Seattle’s record for the most consecutive days at 95 degrees or higher is four, and if this week’s forecast holds, it will reach five. In Seattle, climate records have been kept since 1894, but when it comes to August, 15 of the 31 days this month have a daily record that has been set in the past 12 years (2009-2020).

Scorching in the South and Midwest

The Mississippi River Valley will face temperatures in the upper 90s for the next several days, with heat indices feeling like 110 in some places. Places like Chicago, Houston, Memphis and Little Rock, Arkansas, are all under heat advisories.

Chicago will have highs around 90 on Wednesday and Thursday but feel closer to 100. Houston will also be sweltering in heat and humidity, with the heat index making temperatures feel like 110 the next two days.

Quite a few record warm lows could be broken across this region Thursday morning, too.

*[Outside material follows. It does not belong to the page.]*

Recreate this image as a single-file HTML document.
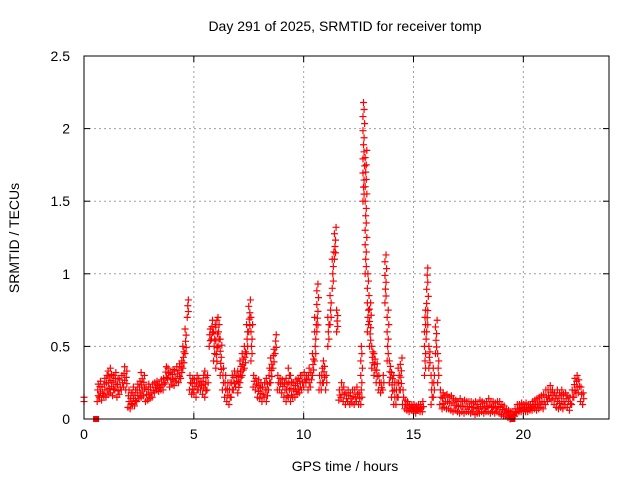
<!DOCTYPE html>
<html><head><meta charset="utf-8"><style>
body{margin:0;background:#fff}
svg{display:block;font-family:"Liberation Sans",Arial,sans-serif}
</style></head><body>
<svg id="chart" width="640" height="480">
<text x="345" y="31" font-size="14" text-anchor="middle" fill="#000">Day 291 of 2025, SRMTID for receiver tomp</text>
<text x="345" y="471" font-size="14" text-anchor="middle" fill="#000">GPS time / hours</text>
<text transform="translate(19,238) rotate(-90)" font-size="14" text-anchor="middle" fill="#000">SRMTID / TECUs</text>
<g id="grid"></g><g id="marks"></g><g id="axes"></g>
</svg>
<script>
const xTicks=[0,5,10,15,20];
const yTicks=[0,0.5,1,1.5,2,2.5];
const yTickLabels=["0","0.5","1","1.5","2","2.5"];
const tStart=0.6, tStep=0.1;
const seriesLow=[.12,.15,.13,.16,.15,.17,.18,.16,.2,.15,
.17,.2,.22,.2,.08,.07,.1,.09,.12,.14,
.15,.16,.12,.13,.14,.15,.18,.2,.19,.2,
.2,.25,.28,.22,.24,.23,.26,.25,.28,.35,
.45,.7,.2,.17,.18,.15,.2,.2,.17,.15,
.2,.5,.55,.4,.35,.5,.3,.2,.15,.12,
.1,.15,.2,.22,.18,.25,.3,.35,.45,.6,
.4,.22,.2,.15,.14,.12,.15,.12,.2,.25,
.35,.45,.2,.2,.18,.15,.12,.15,.12,.15,
.15,.17,.18,.2,.22,.25,.2,.22,.3,.4,
.6,.2,.2,.25,.2,.5,.65,.9,1.1,.6,
.13,.15,.12,.1,.12,.1,.11,.1,.12,.1,
.1,1.5,1.0,.6,.5,.35,.3,.25,.2,.18,
.2,.8,.4,.25,.15,.1,.1,.15,.2,.1,
.07,.06,.05,.06,.05,.04,.06,.05,.05,.3,
.6,.35,.1,.15,.45,.25,.1,.07,.08,.07,
.07,.06,.05,.06,.05,.04,.05,.04,.05,.05,
.04,.05,.03,.04,.04,.05,.04,.05,.05,.04,
.05,.04,.05,.04,.03,.02,.02,.01,.0,.01,
.02,.04,.05,.05,.06,.05,.05,.06,.06,.07,
.06,.07,.08,.07,.1,.12,.14,.13,.1,.08,
.07,.08,.07,.1,.08,.06,.1,.15,.18,.18,
.12,.1];
const seriesHigh=[.24,.26,.22,.28,.3,.33,.35,.3,.32,.28,
.27,.3,.36,.33,.2,.18,.22,.2,.24,.26,
.32,.3,.22,.24,.22,.24,.25,.26,.24,.27,
.28,.36,.35,.32,.34,.33,.36,.38,.4,.5,
.62,.82,.3,.28,.27,.3,.28,.26,.3,.33,
.3,.62,.68,.65,.68,.7,.55,.35,.3,.25,
.25,.3,.33,.3,.33,.4,.45,.5,.65,.82,
.7,.3,.28,.27,.25,.22,.25,.28,.35,.42,
.48,.58,.3,.28,.27,.25,.28,.35,.3,.25,
.27,.28,.3,.3,.32,.3,.35,.32,.45,.7,
.93,.3,.35,.4,.3,.7,.85,1.15,1.32,.75,
.2,.25,.22,.18,.2,.18,.2,.2,.22,.18,
.5,2.18,1.85,1.0,.8,.5,.45,.38,.3,.25,
.3,1.13,.75,.4,.32,.3,.25,.35,.42,.2,
.13,.12,.1,.1,.1,.09,.1,.1,.12,.75,
1.04,.5,.3,.35,.68,.45,.2,.18,.16,.17,
.15,.16,.14,.13,.12,.14,.12,.13,.12,.12,
.12,.11,.12,.1,.13,.12,.11,.12,.14,.12,
.12,.11,.12,.12,.1,.09,.07,.06,.05,.05,
.07,.1,.1,.11,.1,.11,.1,.1,.12,.13,
.14,.15,.16,.17,.2,.2,.23,.2,.18,.2,
.18,.2,.17,.18,.16,.15,.2,.28,.3,.27,
.22,.18];
const extraX=[0,0];
const extraY=[0.15,0.12];
const squareX=[0.55,19.5];
const squareY=[0,0];

const L=84,R=609,T=56,B=419,XMAX=23.9,YMAX=2.5;
const sx=v=>L+(v/XMAX)*(R-L);
const sy=v=>B-(v/YMAX)*(B-T);
const NS="http://www.w3.org/2000/svg";
function mk(tag,attrs,parent){const e=document.createElementNS(NS,tag);for(const k in attrs)e.setAttribute(k,attrs[k]);parent.appendChild(e);return e;}
const grid=document.getElementById('grid'),marks=document.getElementById('marks'),axes=document.getElementById('axes');

xTicks.forEach(v=>{
  const x=sx(v);
  if(v>0){const g=mk('line',{x1:x,y1:T,x2:x,y2:B,stroke:'#a0a0a0','stroke-dasharray':'2,3'},grid);
  
  }
  mk('line',{x1:x,y1:B,x2:x,y2:B-6,stroke:'#000'},axes);
  mk('line',{x1:x,y1:T,x2:x,y2:T+6,stroke:'#000'},axes);
  const t=mk('text',{x:x,y:B+20,'font-size':14,'text-anchor':'middle'},axes);
  t.textContent=String(v);
  
  
});
yTicks.forEach((v,i)=>{
  const y=sy(v);
  if(v>0&&v<YMAX){const g=mk('line',{x1:L,y1:y,x2:R,y2:y,stroke:'#a0a0a0','stroke-dasharray':'2,3'},grid);
  
  }
  mk('line',{x1:L,y1:y,x2:L+6,y2:y,stroke:'#000'},axes);
  mk('line',{x1:R,y1:y,x2:R-6,y2:y,stroke:'#000'},axes);
  const t=mk('text',{x:L-14,y:y+5,'font-size':14,'text-anchor':'end'},axes);
  t.textContent=yTickLabels[i];
  
  
});
const frame=mk('rect',{x:L,y:T,width:R-L,height:B-T,fill:'none',stroke:'#000'},axes);



function cross(xv,yv){
  const x=sx(xv),y=sy(yv);
  const p=mk('path',{d:`M${x-3.5},${y}h7M${x},${y-3.5}v7`,stroke:'#f00','stroke-width':1.2,fill:'none'},marks);
  
  
}
seriesLow.forEach((v,i)=>{
  const t=tStart+i*tStep, h=seriesHigh[i];
  const n=Math.max(2,Math.ceil((h-v)/0.05));
  for(let k=0;k<=n;k++){
    cross(t+(k%2?0.05:0)+(k%3===2?0.025:0), v+(h-v)*k/n);
  }
});
extraX.forEach((v,i)=>cross(v,extraY[i]));
squareX.forEach((v,i)=>{
  const s=mk('rect',{x:sx(v)-3,y:sy(squareY[i])-3,width:6,height:6,fill:'#f00'},marks);
  
  
});
</script>
</body></html>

Severe weather possible for millions

Along with the heat will come a chance of thunderstorms for portions of the Midwest. Another round of severe weather is forecast Wednesday, with a level 3 of 5 risk for Chicago and Milwaukee. A level 2 of 5 threat includes Detroit.

Damaging winds are the primary threat, but several tornadoes are expected again Wednesday. Over the last two days, there have been 20 reports of tornadoes and over 250 reports of damaging winds.

Around 500,000 customers remained without power across the Great Lakes region Wednesday morning, most of them in Michigan, where more than a quarter million were in the dark.